Cisco beats profit forecasts, is upbeat about future

SAN FRANCISCO -- Cisco Systems csco said its quarterly earnings plunged, but profits easily beat Wall Street expectations, and the tech giant strongly suggested the worst may be over.

The results offer fresh evidence that the tech sector may be finally emerging from an economic downturn that depressed sales the past year and caused many firms — including Cisco — to shed thousands of jobs.

"While it is too soon to call it a recovery, (fourth) quarter orders were in line with seasonal averages," Cisco CEO John Chambers said in a phone interview Wednesday.

Chambers said the period appeared to be a return to normal for Cisco's business for the first time in four quarters. If trends keep improving, he said, there's a good chance the latest quarter was a "tipping point."

The company said orders from the previous quarter grew by double digits in the U.S., Asia Pacific, Japan and emerging markets. European orders grew in the single digits. Year-over-year, however, orders were down in all those markets.

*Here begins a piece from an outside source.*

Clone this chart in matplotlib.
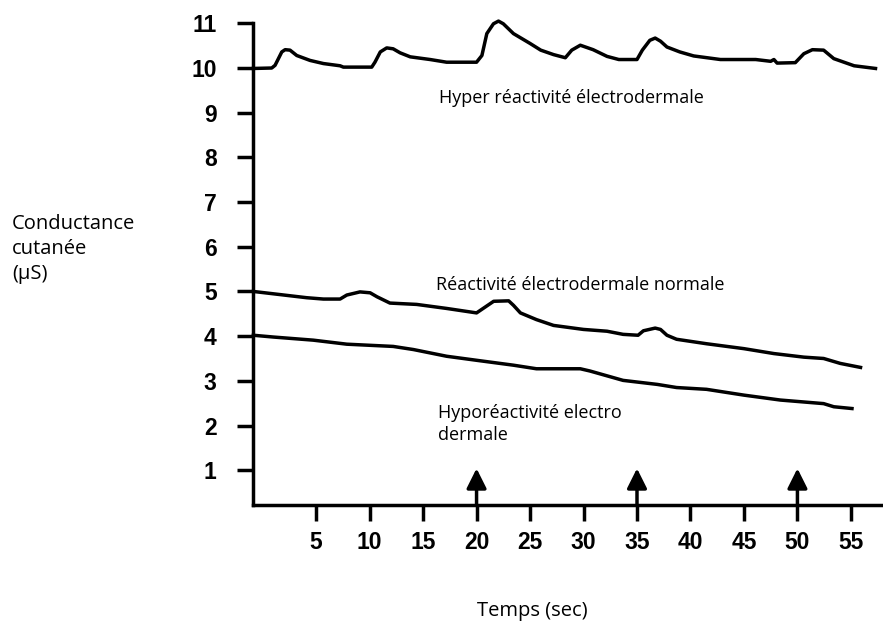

Cisco expects a slight increase in revenue in the current first quarter compared with the just-completed one.

The Silicon Valley company, which sells routers and switches that direct Web traffic, said earnings for its fiscal fourth quarter slumped 46% to $1.1 billion, or 19 cents a share, from $2 billion, or 33 cents, in the year-ago quarter.

Earnings excluding one-time items were 31 cents a share, beating the average analyst forecast of 29 cents, according to Thomson Reuters.

Quarterly revenue fell 18%, to $8.5 billion from $10.4 billion a year ago.

Cisco shares dipped 3.5%, to $21.39 in after-hours trading. Cisco announced its results after markets closed.

Jeff Evenson, a data-networking analyst at Sanford C. Bernstein, said the results showed strong profitability and sequential growth.

Another encouraging sign is that small businesses are expected to spend $7 billion on networking technology in 2010, Cisco said.

Cisco has been hit hard as customers delay purchasing computer networking gear. But its robust profit margins and $35 billion in cash and investments have helped it weather the downturn.

The company has also overseen an austerity program that resulted in the layoffs of about 2,000 employees in the last two quarters. Cisco is now fully focused on growth, Chambers said.